Assim como no coletivo Mulheres Negras, o grupo se reuniu para tomar as decisões acerca do mandato de forma conjunta, desde o início da candidatura. “Seguimos compartilhando tarefas, debatendo coletivamente e destacando cada um a luz que representava”. O co-vereador contou que a notícia de que o Coletivo estaria assumindo veio de repente. “Recebi a ligação às 10h dizendo que às 14h assumiríamos na Câmara”, revela, relembrando que, na ocasião, como representante do grupo, não tinha nem os trajes recomendados pelo regimento interno da Casa. “Foi uma grande correria”. 

Enquanto estiveram na Câmara, ao lado da vereadora Daiana Santos, formaram a primeira bancada totalmente LGBT da Casa. 

Rompendo uma política individualista 

Além da Câmara de Porto Alegre, os coletivos também foram eleitos em outros cargos do Legislativo no país, tanto em nível municipal quanto estadual. Giovani e Reginete acreditam que este seria um movimento para “romper com uma política individualista”. “A gente se sente mais forte para enfrentar uma disputa pesada, que é marcada pelo poder dos homens brancos”, conta Reginete. 

A co-vereadora ainda diz saber que candidaturas coletivas estão se formando para as próximas eleições, em 2022. “O mandato é da sociedade”, afirma, explicando que os mandatos coletivos permitem que haja, em uma única candidatura, a defesa de diversas pautas interseccionadas, tornando a candidatura em algo plural.

Giovani acredita que esse estímulo às próximas candidaturas começou ainda em 2020, uma vez que o coletivo do qual faz parte foi o primeiro a lançar a sua candidatura. “Assim como nós, muita gente não se conforma com essa lógica personalista da política”.

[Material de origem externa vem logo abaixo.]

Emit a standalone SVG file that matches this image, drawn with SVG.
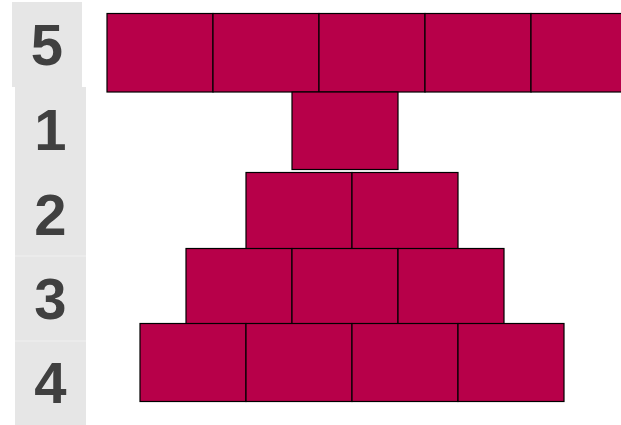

Mas, para além das disputas nas urnas, os mandatos coletivos ainda precisam enfrentar um longo caminho dentro dos espaços políticos. O co-vereador, por exemplo, conta que a Diretoria Legislativa da Câmara relutou em aceitar a nomenclatura “Giovani e Coletivo”. Por parte da co-vereadora, os obstáculos envolveram outros parlamentares, principalmente da base governista e mais conservadores, que têm dificuldade em aceitar este tipo de mandato.